▶ [DATA SHOWN]
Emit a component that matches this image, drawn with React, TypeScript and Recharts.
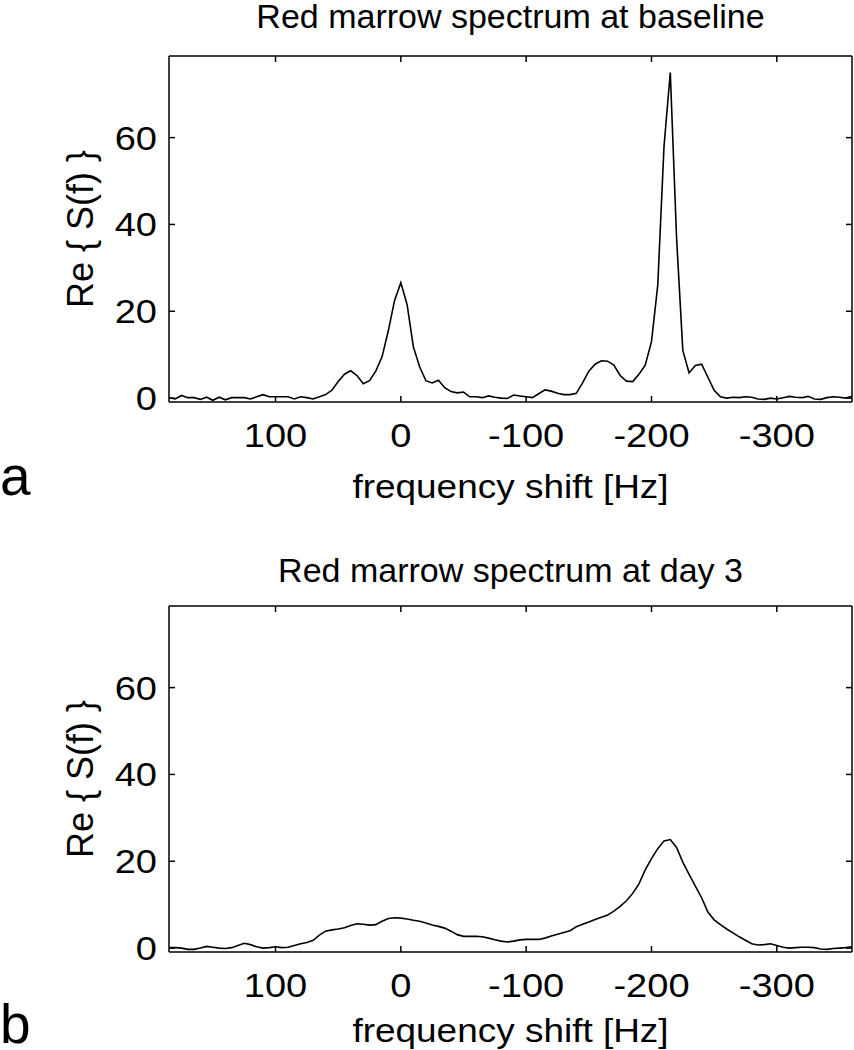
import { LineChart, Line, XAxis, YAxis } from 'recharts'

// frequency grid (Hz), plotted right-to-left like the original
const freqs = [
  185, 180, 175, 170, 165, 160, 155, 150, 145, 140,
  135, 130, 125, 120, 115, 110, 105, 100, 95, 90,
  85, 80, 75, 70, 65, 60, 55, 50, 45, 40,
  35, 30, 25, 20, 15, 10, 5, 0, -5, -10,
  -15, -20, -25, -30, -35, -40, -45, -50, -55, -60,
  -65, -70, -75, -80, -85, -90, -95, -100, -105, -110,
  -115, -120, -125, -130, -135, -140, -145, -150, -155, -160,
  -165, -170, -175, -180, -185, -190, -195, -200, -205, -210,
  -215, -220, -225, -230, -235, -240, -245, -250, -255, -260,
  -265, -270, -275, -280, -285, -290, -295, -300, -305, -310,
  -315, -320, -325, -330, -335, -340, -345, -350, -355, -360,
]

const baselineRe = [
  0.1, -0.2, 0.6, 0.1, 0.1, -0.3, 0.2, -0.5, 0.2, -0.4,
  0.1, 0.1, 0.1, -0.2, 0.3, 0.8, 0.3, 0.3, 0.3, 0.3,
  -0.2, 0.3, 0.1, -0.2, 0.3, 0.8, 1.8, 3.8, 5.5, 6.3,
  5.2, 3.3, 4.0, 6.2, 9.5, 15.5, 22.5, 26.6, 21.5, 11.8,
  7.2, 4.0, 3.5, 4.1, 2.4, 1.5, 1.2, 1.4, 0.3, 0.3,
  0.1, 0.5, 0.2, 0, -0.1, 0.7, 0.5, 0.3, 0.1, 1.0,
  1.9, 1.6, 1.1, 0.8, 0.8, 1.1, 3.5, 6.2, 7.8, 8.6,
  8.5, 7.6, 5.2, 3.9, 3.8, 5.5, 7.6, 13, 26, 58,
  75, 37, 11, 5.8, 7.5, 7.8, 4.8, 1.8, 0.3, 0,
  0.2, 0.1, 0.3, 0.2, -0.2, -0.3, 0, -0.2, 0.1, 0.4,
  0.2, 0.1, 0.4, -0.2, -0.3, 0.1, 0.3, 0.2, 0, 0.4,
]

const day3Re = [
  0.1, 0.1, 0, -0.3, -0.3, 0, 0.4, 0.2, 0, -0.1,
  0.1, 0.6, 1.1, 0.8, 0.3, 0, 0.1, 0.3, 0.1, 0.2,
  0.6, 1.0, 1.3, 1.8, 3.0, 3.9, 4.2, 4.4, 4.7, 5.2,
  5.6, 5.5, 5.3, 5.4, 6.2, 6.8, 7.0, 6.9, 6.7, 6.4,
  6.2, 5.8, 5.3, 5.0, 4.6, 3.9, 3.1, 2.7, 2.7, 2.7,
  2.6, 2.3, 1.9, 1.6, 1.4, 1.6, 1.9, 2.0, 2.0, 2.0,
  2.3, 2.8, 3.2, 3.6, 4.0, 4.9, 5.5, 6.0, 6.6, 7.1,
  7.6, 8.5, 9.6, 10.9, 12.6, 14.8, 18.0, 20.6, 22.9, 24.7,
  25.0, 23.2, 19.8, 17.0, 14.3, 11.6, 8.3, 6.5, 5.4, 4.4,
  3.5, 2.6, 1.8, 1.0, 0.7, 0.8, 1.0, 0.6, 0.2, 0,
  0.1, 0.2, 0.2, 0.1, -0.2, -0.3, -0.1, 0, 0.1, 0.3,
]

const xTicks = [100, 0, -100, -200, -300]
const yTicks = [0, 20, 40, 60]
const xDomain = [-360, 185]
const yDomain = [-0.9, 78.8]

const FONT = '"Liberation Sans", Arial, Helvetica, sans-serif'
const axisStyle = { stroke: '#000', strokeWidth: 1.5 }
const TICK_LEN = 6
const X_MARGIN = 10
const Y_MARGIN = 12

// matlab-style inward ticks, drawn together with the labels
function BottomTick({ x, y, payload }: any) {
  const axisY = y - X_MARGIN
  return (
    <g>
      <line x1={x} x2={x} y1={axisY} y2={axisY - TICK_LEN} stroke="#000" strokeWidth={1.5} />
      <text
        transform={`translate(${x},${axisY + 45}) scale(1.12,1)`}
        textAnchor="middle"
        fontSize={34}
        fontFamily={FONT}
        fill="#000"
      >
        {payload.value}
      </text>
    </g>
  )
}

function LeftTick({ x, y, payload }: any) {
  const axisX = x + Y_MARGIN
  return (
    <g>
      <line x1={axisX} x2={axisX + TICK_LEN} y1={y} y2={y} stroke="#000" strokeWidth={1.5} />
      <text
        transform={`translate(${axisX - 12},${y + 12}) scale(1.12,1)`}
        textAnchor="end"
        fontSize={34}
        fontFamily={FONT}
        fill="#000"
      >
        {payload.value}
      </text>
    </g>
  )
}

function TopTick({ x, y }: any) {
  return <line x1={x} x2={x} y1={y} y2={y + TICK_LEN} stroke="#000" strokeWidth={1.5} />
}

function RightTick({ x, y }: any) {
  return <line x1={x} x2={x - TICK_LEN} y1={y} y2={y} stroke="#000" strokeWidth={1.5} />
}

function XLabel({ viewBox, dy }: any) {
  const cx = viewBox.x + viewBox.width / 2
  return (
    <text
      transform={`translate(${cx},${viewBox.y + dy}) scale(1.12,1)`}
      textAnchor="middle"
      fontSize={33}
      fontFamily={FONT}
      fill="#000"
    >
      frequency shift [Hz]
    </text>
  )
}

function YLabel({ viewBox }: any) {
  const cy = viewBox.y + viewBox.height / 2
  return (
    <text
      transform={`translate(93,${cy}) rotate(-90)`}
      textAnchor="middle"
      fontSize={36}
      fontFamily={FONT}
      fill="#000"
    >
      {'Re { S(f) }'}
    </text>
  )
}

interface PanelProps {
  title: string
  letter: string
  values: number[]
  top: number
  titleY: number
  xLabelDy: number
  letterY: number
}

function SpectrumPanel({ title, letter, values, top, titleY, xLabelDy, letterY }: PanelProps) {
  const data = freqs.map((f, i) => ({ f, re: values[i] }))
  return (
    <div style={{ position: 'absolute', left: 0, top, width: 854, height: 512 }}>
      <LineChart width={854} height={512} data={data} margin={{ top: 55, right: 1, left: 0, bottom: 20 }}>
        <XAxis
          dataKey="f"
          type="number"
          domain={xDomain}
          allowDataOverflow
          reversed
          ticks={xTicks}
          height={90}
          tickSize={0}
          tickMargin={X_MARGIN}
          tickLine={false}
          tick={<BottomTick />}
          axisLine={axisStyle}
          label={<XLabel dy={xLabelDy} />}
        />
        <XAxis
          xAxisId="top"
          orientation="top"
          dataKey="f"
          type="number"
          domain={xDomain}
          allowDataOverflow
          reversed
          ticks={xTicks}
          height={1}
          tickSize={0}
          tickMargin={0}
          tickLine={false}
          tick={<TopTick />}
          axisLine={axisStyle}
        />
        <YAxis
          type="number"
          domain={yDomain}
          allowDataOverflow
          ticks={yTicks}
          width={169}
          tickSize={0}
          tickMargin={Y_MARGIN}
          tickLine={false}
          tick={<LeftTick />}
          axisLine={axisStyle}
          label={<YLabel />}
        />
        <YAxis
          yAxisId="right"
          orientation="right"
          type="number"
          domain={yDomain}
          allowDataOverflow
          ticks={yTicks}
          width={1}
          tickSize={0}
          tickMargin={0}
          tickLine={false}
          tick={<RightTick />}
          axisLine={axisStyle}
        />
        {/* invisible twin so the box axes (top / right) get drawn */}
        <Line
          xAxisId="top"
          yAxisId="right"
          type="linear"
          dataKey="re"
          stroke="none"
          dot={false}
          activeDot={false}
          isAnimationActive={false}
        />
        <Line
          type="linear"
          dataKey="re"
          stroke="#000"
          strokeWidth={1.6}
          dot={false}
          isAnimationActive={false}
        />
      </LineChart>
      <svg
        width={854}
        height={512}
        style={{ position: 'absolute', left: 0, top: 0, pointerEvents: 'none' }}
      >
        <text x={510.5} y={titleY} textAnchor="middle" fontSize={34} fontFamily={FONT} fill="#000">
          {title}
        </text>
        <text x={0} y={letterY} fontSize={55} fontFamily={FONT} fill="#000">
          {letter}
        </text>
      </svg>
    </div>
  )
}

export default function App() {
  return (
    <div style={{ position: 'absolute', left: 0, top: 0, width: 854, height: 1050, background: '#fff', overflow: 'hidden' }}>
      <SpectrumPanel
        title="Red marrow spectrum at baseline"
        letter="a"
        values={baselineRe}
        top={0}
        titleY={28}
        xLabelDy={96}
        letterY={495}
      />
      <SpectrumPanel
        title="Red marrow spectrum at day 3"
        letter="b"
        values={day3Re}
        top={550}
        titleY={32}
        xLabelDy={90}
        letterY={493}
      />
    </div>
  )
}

▶ [YOUR INSTRUCTIONS] Go from the first line of the data above to the line containing "Line, XAxis, YAxis" and retype exactly those lines, both included, but none of the pictures.

▶ [EXERCISE ANSWER]
Emit a component that matches this image, drawn with React, TypeScript and Recharts.
import { LineChart, Line, XAxis, YAxis } from 'recharts'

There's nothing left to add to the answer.